** Start of Records for processing **
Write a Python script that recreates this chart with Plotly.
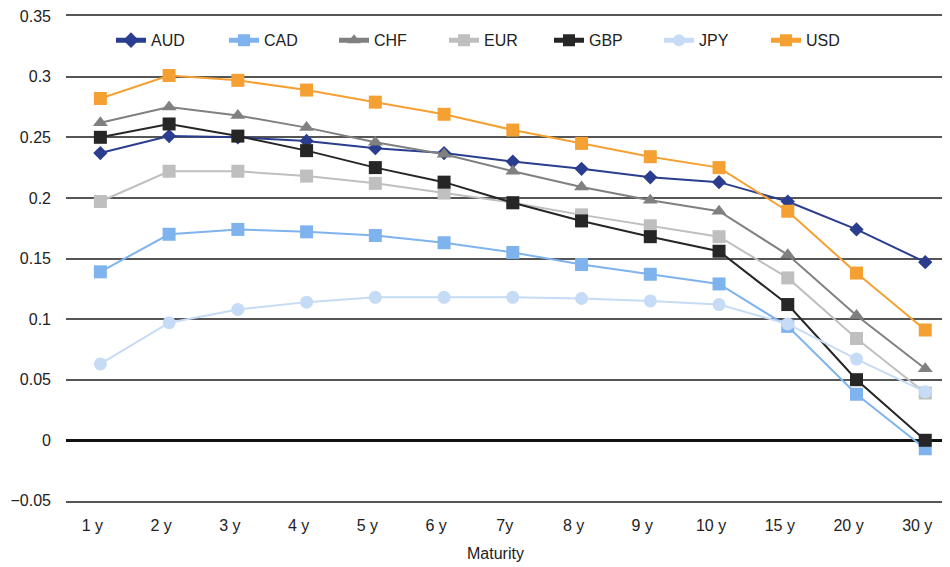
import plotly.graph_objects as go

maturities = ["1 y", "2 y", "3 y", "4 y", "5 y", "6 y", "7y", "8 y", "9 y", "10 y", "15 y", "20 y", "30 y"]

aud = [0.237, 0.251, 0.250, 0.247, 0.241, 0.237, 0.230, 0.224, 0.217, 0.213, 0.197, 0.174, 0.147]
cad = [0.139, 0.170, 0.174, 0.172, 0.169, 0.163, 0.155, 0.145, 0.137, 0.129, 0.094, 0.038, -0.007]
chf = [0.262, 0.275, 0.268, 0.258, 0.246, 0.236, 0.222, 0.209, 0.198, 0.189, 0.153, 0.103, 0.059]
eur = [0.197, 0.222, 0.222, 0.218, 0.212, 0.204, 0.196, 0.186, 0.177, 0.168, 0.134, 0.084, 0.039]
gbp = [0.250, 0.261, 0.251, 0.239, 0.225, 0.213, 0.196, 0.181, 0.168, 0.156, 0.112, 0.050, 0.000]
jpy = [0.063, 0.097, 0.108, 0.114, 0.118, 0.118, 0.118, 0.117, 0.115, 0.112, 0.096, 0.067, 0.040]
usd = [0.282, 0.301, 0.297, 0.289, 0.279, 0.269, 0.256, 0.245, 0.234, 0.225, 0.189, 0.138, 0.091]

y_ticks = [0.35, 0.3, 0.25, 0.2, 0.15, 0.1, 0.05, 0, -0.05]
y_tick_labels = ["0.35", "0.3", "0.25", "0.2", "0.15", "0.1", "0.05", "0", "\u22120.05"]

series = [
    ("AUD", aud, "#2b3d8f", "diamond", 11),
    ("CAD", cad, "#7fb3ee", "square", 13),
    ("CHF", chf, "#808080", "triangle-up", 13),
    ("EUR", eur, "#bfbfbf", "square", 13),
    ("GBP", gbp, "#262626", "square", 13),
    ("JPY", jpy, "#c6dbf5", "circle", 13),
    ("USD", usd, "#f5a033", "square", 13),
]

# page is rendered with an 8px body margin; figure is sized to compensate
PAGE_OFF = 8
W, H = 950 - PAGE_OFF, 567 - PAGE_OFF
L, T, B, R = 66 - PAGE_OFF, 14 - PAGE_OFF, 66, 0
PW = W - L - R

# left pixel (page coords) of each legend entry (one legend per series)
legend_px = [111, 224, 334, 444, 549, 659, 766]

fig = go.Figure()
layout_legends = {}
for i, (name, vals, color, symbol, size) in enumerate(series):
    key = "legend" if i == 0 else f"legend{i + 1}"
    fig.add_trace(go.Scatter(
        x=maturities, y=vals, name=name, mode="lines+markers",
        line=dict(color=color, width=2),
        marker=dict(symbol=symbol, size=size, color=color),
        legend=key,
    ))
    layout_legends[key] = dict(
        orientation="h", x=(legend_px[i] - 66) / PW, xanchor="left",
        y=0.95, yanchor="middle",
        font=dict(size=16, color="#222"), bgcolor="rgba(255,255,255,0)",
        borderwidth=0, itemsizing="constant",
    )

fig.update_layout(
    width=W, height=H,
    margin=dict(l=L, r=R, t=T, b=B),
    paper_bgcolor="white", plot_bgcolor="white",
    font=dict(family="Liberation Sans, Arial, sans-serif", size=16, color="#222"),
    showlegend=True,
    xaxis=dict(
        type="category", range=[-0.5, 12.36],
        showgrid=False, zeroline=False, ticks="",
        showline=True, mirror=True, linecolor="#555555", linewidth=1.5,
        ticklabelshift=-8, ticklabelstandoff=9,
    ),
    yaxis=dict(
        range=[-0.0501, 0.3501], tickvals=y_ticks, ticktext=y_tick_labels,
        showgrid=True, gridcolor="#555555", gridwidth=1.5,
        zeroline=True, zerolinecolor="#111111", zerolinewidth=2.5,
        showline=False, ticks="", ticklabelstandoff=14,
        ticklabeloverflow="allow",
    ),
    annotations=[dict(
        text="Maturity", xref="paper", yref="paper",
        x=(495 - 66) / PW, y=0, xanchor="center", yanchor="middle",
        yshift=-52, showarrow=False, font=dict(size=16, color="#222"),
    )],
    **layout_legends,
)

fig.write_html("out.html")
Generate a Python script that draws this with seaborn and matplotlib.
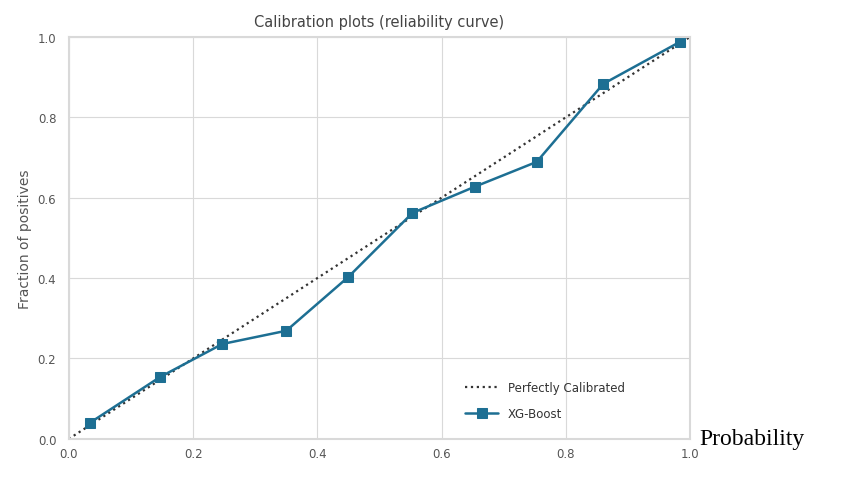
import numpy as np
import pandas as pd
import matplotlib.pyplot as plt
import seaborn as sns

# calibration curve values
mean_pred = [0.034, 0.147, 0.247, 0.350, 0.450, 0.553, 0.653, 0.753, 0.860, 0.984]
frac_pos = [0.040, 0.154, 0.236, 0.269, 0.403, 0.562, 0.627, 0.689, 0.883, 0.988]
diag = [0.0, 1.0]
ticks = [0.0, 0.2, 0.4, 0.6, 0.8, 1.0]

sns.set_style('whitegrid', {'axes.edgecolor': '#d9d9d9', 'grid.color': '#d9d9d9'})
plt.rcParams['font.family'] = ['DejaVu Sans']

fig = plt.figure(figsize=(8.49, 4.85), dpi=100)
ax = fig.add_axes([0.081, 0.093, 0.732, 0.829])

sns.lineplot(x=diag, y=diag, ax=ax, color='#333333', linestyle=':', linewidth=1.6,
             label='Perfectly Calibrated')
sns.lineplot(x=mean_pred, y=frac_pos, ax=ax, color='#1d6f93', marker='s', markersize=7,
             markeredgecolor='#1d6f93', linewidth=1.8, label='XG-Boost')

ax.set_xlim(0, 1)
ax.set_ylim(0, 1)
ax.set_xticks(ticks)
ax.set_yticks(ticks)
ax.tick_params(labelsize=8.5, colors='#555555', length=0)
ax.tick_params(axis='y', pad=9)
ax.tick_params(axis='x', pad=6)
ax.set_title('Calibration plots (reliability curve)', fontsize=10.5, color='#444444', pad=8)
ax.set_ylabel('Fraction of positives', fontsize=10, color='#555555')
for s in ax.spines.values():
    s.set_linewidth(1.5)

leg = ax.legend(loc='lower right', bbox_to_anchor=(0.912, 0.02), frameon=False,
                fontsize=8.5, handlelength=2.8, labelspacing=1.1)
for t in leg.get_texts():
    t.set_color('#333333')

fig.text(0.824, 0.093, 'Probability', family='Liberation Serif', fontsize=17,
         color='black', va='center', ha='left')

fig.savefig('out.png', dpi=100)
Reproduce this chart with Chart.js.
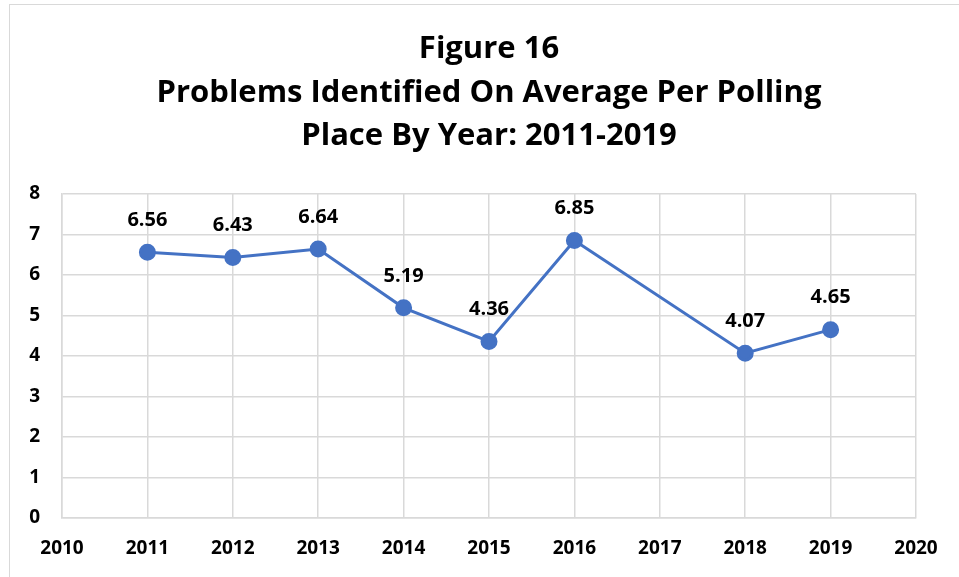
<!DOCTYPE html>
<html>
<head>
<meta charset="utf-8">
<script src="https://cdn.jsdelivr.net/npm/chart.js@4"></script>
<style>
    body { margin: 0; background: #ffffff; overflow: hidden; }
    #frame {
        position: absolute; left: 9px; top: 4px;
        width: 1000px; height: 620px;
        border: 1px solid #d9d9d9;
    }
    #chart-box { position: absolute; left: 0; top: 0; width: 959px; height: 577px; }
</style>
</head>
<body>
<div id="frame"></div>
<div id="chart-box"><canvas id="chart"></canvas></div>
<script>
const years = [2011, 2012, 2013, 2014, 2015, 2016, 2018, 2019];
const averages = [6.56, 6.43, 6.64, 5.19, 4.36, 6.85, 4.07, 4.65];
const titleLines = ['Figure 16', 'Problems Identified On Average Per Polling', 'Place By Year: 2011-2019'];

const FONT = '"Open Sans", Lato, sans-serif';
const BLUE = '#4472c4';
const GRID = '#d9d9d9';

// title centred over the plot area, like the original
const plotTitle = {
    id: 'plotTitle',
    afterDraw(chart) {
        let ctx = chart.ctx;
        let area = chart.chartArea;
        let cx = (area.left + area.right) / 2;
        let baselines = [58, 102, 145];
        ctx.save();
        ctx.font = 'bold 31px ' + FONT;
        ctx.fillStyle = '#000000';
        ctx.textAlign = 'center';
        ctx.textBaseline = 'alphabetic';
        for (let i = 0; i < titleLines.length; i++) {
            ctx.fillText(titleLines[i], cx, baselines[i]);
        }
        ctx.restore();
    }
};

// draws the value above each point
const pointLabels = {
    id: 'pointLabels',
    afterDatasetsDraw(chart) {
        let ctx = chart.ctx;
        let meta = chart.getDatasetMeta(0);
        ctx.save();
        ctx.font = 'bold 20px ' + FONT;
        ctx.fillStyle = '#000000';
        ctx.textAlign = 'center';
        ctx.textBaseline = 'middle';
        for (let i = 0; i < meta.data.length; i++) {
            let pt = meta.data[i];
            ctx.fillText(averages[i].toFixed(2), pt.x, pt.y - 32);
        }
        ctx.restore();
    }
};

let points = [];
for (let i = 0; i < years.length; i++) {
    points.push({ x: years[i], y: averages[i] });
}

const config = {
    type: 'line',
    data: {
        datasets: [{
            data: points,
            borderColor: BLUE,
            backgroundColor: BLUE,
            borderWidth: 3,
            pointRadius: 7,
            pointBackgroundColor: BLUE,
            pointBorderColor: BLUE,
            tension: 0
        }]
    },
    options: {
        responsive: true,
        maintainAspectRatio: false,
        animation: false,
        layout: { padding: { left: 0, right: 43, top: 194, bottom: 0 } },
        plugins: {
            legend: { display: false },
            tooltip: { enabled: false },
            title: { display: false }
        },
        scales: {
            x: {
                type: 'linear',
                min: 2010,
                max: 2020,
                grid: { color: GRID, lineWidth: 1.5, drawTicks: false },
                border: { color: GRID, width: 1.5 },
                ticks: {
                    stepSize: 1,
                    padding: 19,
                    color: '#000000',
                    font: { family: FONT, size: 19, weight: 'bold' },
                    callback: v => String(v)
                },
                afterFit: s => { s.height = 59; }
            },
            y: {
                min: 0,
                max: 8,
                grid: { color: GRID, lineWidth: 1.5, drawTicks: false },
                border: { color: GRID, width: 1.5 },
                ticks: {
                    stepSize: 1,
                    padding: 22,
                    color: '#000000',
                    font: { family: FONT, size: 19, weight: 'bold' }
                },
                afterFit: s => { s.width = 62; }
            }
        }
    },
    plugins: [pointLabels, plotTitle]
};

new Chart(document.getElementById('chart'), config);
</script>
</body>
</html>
** End of Records for processing **
### Problem description
Go through the data and gather every line that holds "seaborn".

### Output for this exercise
Generate a Python script that draws this with seaborn and matplotlib.
import seaborn as sns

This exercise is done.